Goal of the exercise – Repeat the data word for word. Do not include the pictures.

Available data –
|---|

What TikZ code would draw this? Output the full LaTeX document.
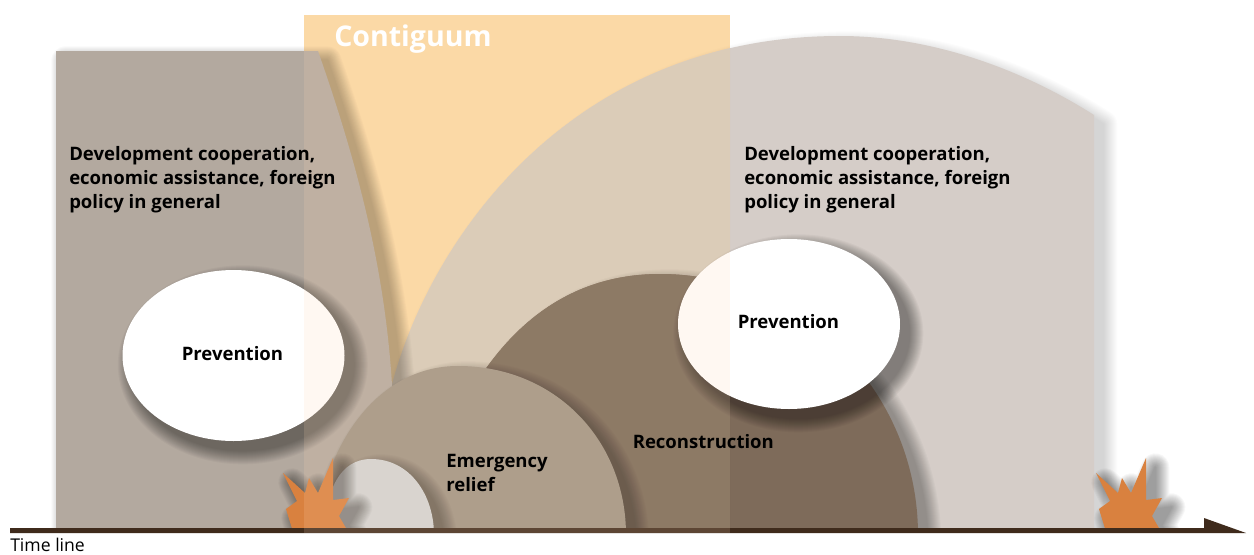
\documentclass[tikz,border=0pt]{standalone}
\usepackage{fontspec}
\setmainfont{Open Sans}
\definecolor{contbase}{HTML}{FBDAA4}
\definecolor{contover}{HTML}{FFD8B4}
\definecolor{leftgray}{HTML}{B3A99F}
\definecolor{rightgray}{HTML}{D5CDC8}
\definecolor{rightin}{HTML}{D5CAB9}
\definecolor{recon}{HTML}{7E6B5A}
\definecolor{reconin}{HTML}{786857}
\definecolor{emerg}{HTML}{9F9384}
\definecolor{smallc}{HTML}{D2D4D5}
\definecolor{burstc}{HTML}{D9813F}
\definecolor{axisc}{HTML}{3F2B1C}
\tikzset{
  lab/.style={font=\fontsize{13.9}{18}\selectfont\bfseries, align=left, anchor=west, inner sep=0pt, text=black},
}
\def\pLeft{(56,51) -- (318,51) .. controls (358,165) and (385,270) .. (392,385) -- (392,535) -- (56,535) -- cycle}
\def\pRight{(392,385) .. controls (430,240) and (570,36) .. (840,36) .. controls (930,36) and (1020,68) .. (1094,115) -- (1094,535) -- (392,535) -- cycle}
\def\pRecon{(918,535) .. controls (918,390) and (800,274) .. (660,274) .. controls (590,274) and (525,305) .. (475,385) -- (430,535) -- cycle}
\def\pEmerg{(315,535) .. controls (325,440) and (380,366) .. (458,366) .. controls (555,366) and (626,440) .. (626,535) -- cycle}
\def\pSmall{(325,535) .. controls (325,490) and (340,459) .. (371,459) .. controls (410,459) and (434,495) .. (434,535) -- cycle}
\def\pBurst{(1096,473) -- (1110,501) -- (1099,509) -- (1107,535) -- (1163,535) -- (1152,516) -- (1162,498) -- (1146,500) -- (1146,458) -- (1131,493) -- (1122,478) -- (1118,493) -- cycle}
% #1 strength of one layer, #2 path
\newcommand{\softshadow}[2]{%
  \foreach \w in {28,26,24,22,20,18,16,14,12,10,8,6,4,2}{%
    \begin{scope}[transparency group, opacity=#1]
      \filldraw[black, line width=\w*.75pt, line join=round, xshift=7pt, yshift=-7pt] #2;
    \end{scope}
  }%
}
\begin{document}
\begin{tikzpicture}[x=.75pt,y=-.75pt]
\useasboundingbox (0,0) rectangle (1254,554);
\fill[white] (0,0) rectangle (1254,554);
\fill[contbase] (304,15) rectangle (730,528);
\begin{scope}
  \clip (0,0) rectangle (1254,528);
  \softshadow{.012}{\pRight}
  \fill[rightgray] \pRight;
  \begin{scope}
    \clip (304,15) rectangle (730,528);
    \fill[rightin] \pRight;
  \end{scope}
  \softshadow{.022}{\pLeft}
  \fill[leftgray] \pLeft;
  \softshadow{.022}{\pRecon}
  \fill[recon] \pRecon;
  \begin{scope}
    \clip (304,15) rectangle (730,528);
    \fill[reconin] \pRecon;
  \end{scope}
  \softshadow{.022}{\pEmerg}
  \fill[emerg] \pEmerg;
  \softshadow{.022}{\pSmall}
  \fill[smallc] \pSmall;
  \begin{scope}[shift={(-813,0)}]
    \softshadow{.032}{\pBurst}
    \fill[burstc] \pBurst;
  \end{scope}
  \softshadow{.032}{\pBurst}
  \fill[burstc] \pBurst;
  \softshadow{.03}{(233.5,355.5) ellipse [x radius=111, y radius=85.5]}
  \fill[white] (233.5,355.5) ellipse [x radius=111, y radius=85.5];
  \softshadow{.03}{(789,324) ellipse [x radius=111, y radius=85]}
  \fill[white] (789,324) ellipse [x radius=111, y radius=85];
\end{scope}
\fill[axisc] (10,528) -- (1204,528) -- (1204,518) -- (1246,533) -- (10,533) -- cycle;
\fill[contover, opacity=.16] (304,15) rectangle (730,533);
\node[lab, text=white, font=\fontsize{21.4}{26}\selectfont\bfseries] (cont) at (334,39) {Contiguum};
\node[lab] (devl) at (69,180) {Development cooperation,\\economic assistance, foreign\\policy in general};
\node[lab] (devr) at (744,180) {Development cooperation,\\economic assistance, foreign\\policy in general};
\node[lab] (prevl) at (181.5,354) {Prevention};
\node[lab] (prevr) at (737.5,322) {Prevention};
\node[lab] (rec) at (632.5,442) {Reconstruction};
\node[lab] (eme) at (446,473) {Emergency\\relief};
\node[lab, font=\fontsize{13.2}{15}\selectfont] (time) at (10,544.5) {Time line};
\end{tikzpicture}
\end{document}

|---|

Task solution –
What TikZ code would draw this? Output the full LaTeX document.
\documentclass[tikz,border=0pt]{standalone}
\usepackage{fontspec}
\setmainfont{Open Sans}
\definecolor{contbase}{HTML}{FBDAA4}
\definecolor{contover}{HTML}{FFD8B4}
\definecolor{leftgray}{HTML}{B3A99F}
\definecolor{rightgray}{HTML}{D5CDC8}
\definecolor{rightin}{HTML}{D5CAB9}
\definecolor{recon}{HTML}{7E6B5A}
\definecolor{reconin}{HTML}{786857}
\definecolor{emerg}{HTML}{9F9384}
\definecolor{smallc}{HTML}{D2D4D5}
\definecolor{burstc}{HTML}{D9813F}
\definecolor{axisc}{HTML}{3F2B1C}
\tikzset{
  lab/.style={font=\fontsize{13.9}{18}\selectfont\bfseries, align=left, anchor=west, inner sep=0pt, text=black},
}
\def\pLeft{(56,51) -- (318,51) .. controls (358,165) and (385,270) .. (392,385) -- (392,535) -- (56,535) -- cycle}
\def\pRight{(392,385) .. controls (430,240) and (570,36) .. (840,36) .. controls (930,36) and (1020,68) .. (1094,115) -- (1094,535) -- (392,535) -- cycle}
\def\pRecon{(918,535) .. controls (918,390) and (800,274) .. (660,274) .. controls (590,274) and (525,305) .. (475,385) -- (430,535) -- cycle}
\def\pEmerg{(315,535) .. controls (325,440) and (380,366) .. (458,366) .. controls (555,366) and (626,440) .. (626,535) -- cycle}
\def\pSmall{(325,535) .. controls (325,490) and (340,459) .. (371,459) .. controls (410,459) and (434,495) .. (434,535) -- cycle}
\def\pBurst{(1096,473) -- (1110,501) -- (1099,509) -- (1107,535) -- (1163,535) -- (1152,516) -- (1162,498) -- (1146,500) -- (1146,458) -- (1131,493) -- (1122,478) -- (1118,493) -- cycle}
% #1 strength of one layer, #2 path
\newcommand{\softshadow}[2]{%
  \foreach \w in {28,26,24,22,20,18,16,14,12,10,8,6,4,2}{%
    \begin{scope}[transparency group, opacity=#1]
      \filldraw[black, line width=\w*.75pt, line join=round, xshift=7pt, yshift=-7pt] #2;
    \end{scope}
  }%
}
\begin{document}
\begin{tikzpicture}[x=.75pt,y=-.75pt]
\useasboundingbox (0,0) rectangle (1254,554);
\fill[white] (0,0) rectangle (1254,554);
\fill[contbase] (304,15) rectangle (730,528);
\begin{scope}
  \clip (0,0) rectangle (1254,528);
  \softshadow{.012}{\pRight}
  \fill[rightgray] \pRight;
  \begin{scope}
    \clip (304,15) rectangle (730,528);
    \fill[rightin] \pRight;
  \end{scope}
  \softshadow{.022}{\pLeft}
  \fill[leftgray] \pLeft;
  \softshadow{.022}{\pRecon}
  \fill[recon] \pRecon;
  \begin{scope}
    \clip (304,15) rectangle (730,528);
    \fill[reconin] \pRecon;
  \end{scope}
  \softshadow{.022}{\pEmerg}
  \fill[emerg] \pEmerg;
  \softshadow{.022}{\pSmall}
  \fill[smallc] \pSmall;
  \begin{scope}[shift={(-813,0)}]
    \softshadow{.032}{\pBurst}
    \fill[burstc] \pBurst;
  \end{scope}
  \softshadow{.032}{\pBurst}
  \fill[burstc] \pBurst;
  \softshadow{.03}{(233.5,355.5) ellipse [x radius=111, y radius=85.5]}
  \fill[white] (233.5,355.5) ellipse [x radius=111, y radius=85.5];
  \softshadow{.03}{(789,324) ellipse [x radius=111, y radius=85]}
  \fill[white] (789,324) ellipse [x radius=111, y radius=85];
\end{scope}
\fill[axisc] (10,528) -- (1204,528) -- (1204,518) -- (1246,533) -- (10,533) -- cycle;
\fill[contover, opacity=.16] (304,15) rectangle (730,533);
\node[lab, text=white, font=\fontsize{21.4}{26}\selectfont\bfseries] (cont) at (334,39) {Contiguum};
\node[lab] (devl) at (69,180) {Development cooperation,\\economic assistance, foreign\\policy in general};
\node[lab] (devr) at (744,180) {Development cooperation,\\economic assistance, foreign\\policy in general};
\node[lab] (prevl) at (181.5,354) {Prevention};
\node[lab] (prevr) at (737.5,322) {Prevention};
\node[lab] (rec) at (632.5,442) {Reconstruction};
\node[lab] (eme) at (446,473) {Emergency\\relief};
\node[lab, font=\fontsize{13.2}{15}\selectfont] (time) at (10,544.5) {Time line};
\end{tikzpicture}
\end{document}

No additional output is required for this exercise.